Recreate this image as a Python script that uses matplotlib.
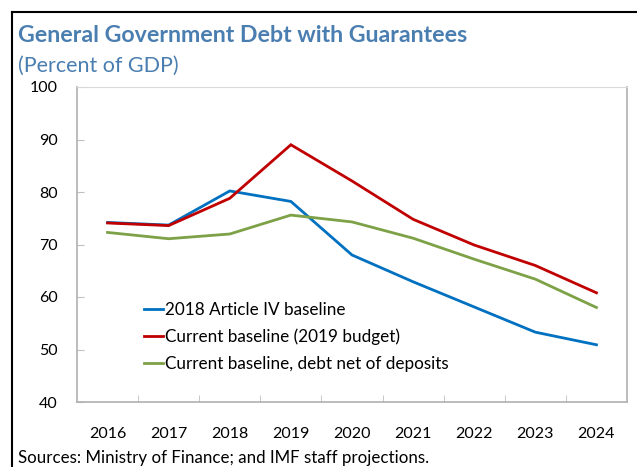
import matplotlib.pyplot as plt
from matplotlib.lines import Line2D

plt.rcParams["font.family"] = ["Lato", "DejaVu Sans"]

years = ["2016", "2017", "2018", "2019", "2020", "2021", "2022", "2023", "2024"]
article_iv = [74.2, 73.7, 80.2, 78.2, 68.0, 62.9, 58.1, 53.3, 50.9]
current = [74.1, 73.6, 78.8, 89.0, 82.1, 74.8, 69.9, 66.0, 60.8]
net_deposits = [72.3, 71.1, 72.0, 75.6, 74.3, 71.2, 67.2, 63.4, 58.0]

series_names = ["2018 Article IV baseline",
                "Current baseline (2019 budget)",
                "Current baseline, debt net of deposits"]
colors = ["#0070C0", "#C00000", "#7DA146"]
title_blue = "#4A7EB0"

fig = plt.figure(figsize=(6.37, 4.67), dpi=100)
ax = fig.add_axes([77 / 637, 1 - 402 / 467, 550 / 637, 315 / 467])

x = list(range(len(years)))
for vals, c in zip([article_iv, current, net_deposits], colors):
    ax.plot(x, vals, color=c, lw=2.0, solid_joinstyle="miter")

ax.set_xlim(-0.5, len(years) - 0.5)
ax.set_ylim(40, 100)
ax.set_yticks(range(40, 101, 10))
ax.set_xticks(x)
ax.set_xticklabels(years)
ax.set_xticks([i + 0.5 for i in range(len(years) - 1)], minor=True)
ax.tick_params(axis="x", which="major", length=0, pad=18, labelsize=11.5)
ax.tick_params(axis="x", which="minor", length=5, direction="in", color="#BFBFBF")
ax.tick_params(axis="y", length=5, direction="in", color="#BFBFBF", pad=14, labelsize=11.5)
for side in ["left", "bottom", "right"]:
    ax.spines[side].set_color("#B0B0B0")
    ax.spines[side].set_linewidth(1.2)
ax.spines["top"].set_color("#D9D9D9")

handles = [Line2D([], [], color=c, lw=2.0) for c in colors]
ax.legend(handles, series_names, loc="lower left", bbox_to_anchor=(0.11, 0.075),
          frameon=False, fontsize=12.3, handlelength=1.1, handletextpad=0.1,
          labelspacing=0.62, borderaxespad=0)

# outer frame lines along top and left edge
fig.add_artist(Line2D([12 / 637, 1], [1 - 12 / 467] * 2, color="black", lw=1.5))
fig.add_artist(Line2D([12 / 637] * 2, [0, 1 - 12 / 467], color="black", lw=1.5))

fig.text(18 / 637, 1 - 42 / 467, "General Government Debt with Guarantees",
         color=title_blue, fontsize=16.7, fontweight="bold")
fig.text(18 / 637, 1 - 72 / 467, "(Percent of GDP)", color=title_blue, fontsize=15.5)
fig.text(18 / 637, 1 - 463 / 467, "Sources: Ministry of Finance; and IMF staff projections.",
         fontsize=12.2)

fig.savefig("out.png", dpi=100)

+++

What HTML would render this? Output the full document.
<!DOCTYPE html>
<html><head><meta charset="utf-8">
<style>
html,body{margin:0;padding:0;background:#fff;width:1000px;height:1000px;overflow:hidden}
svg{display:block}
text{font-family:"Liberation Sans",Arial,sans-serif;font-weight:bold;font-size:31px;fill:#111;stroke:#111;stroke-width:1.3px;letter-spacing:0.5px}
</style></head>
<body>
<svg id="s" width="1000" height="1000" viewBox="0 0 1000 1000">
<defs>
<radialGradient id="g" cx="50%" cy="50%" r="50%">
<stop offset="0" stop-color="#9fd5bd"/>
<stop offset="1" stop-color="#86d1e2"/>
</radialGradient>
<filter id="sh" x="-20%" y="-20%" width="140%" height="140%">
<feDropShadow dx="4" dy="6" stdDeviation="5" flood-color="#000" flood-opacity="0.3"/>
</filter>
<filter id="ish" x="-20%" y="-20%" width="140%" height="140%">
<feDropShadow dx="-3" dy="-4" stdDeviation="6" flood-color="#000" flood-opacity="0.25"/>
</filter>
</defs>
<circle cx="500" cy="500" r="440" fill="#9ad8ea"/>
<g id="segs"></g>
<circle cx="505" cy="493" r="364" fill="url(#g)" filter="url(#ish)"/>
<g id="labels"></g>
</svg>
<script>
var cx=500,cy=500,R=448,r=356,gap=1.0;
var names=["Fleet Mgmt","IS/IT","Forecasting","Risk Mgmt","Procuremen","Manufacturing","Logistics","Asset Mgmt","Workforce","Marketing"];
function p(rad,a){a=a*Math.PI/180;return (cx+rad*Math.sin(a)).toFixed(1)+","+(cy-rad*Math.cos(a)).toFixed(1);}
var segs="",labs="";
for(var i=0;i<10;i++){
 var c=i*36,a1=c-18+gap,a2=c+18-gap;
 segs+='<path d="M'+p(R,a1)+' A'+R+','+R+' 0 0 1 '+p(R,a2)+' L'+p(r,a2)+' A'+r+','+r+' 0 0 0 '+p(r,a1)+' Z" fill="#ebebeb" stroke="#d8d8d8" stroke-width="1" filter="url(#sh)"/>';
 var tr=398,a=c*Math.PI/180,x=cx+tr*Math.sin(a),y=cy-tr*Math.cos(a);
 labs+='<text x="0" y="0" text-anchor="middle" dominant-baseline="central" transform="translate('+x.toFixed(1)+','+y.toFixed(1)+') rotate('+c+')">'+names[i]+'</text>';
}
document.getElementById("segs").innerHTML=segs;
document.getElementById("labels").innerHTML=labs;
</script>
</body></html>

+++

▶ **Stated goal**
In the material above, tally every line with the string "matplotlib" in it, then give that number alone.

▶ **Solution for this task**
3